To be clear, Fuji did not really come knocking, but the seed was planted in a podcast I watched from David DuChemin where he talked about his use of the Fuji X System. The take away for me was how the cameras "just got out of the way" in the image making process. I was intrigued by this idea though not exactly sure what that meant. I spent some months researching the Fuji System as well as looking at the work of other Fuji X Photographers including Ian McDonald, Andy Mumford, Patrick LaRoque, Bryan Minear, and Elia Locardi. I was still hung up in landscapes and not sure downsizing from a full-frame sensor to an APS-C was a solution I could except. But I could not get past the work I was seeing either. I loved the the way the Fuji files looked and was captivated by the depth of the subject matter. There was something rich, colorful, and film-like in these images that kept drawing me in like a Siren's call.

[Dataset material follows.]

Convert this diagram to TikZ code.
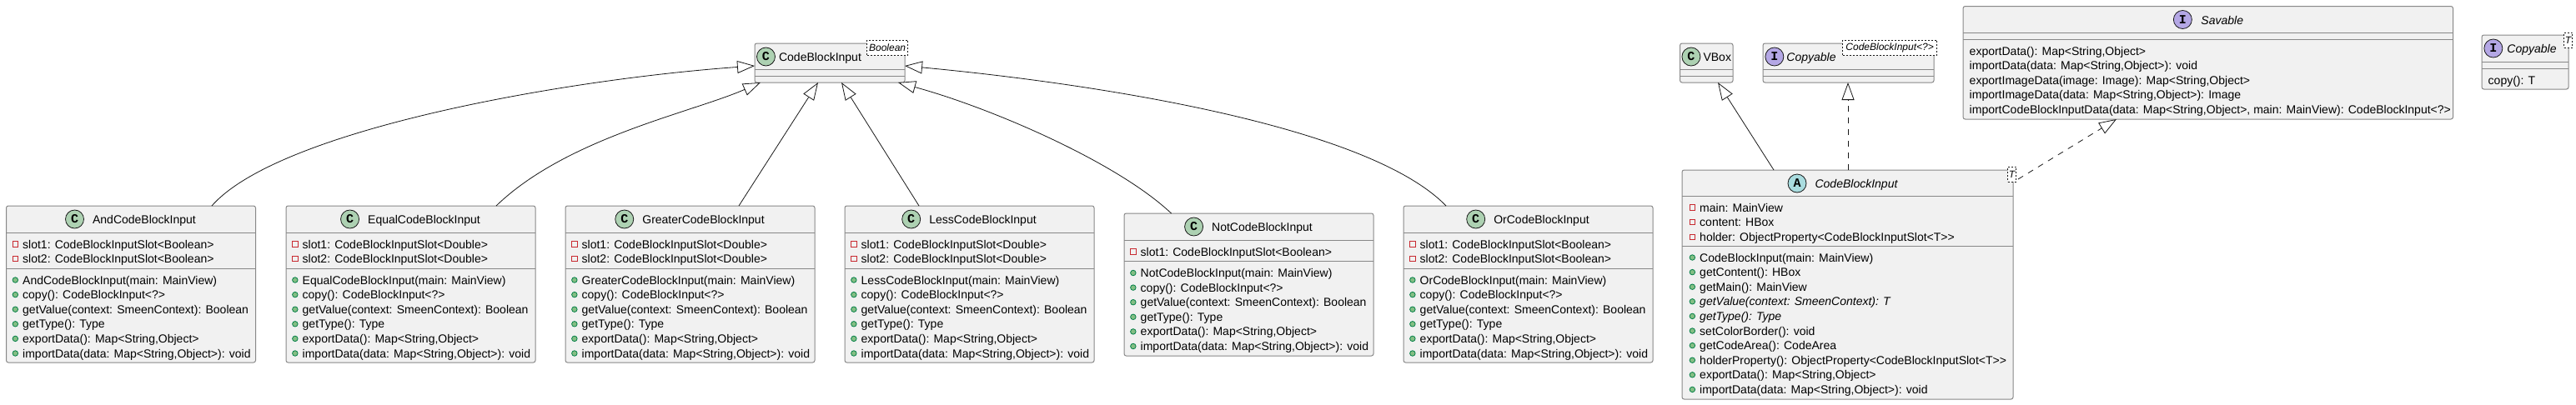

I ultimately determined that bigger was not necessarily better in regards to full-frame versus APS. In fact it is a silly argument and not a justification for choosing a camera system. I kept asking questions about what I wanted to shoot and what I wanted in a camera system. To be specific what camera system would give me the flexibility, control, and facile engagement to expand my vision. With the purchase of the X-Pro 2 and one lens, the beautiful 35mm f2.0, I took my tentative first steps towards Fuji. It did not take long for me to understand what David was talking about. The X-Pro 2 took me back in time to my first rangefinder and the simple, and accessible controls. Everything I needed was right on top of the camera leaving me free to to just shoot. And the more I shot with it the more I left my other cameras behind. I could engage the subject without consulting a menu and free to use my eyes to explore with the camera as an extension. There is so much incredible technology built in to the frame work as well - the joystick, the hybrid electronic/optical viewfinder, and oh those wonderful Fuji Film Emulations. This was a tool, a beautiful tool, that I just wanted to carry everywhere. David duChemin wrote in his book Within The Frame that "Vision is the beginning and the end of photography. It's the thing that moves you to pick up the camera, and it determines what you look at and what you see when you do".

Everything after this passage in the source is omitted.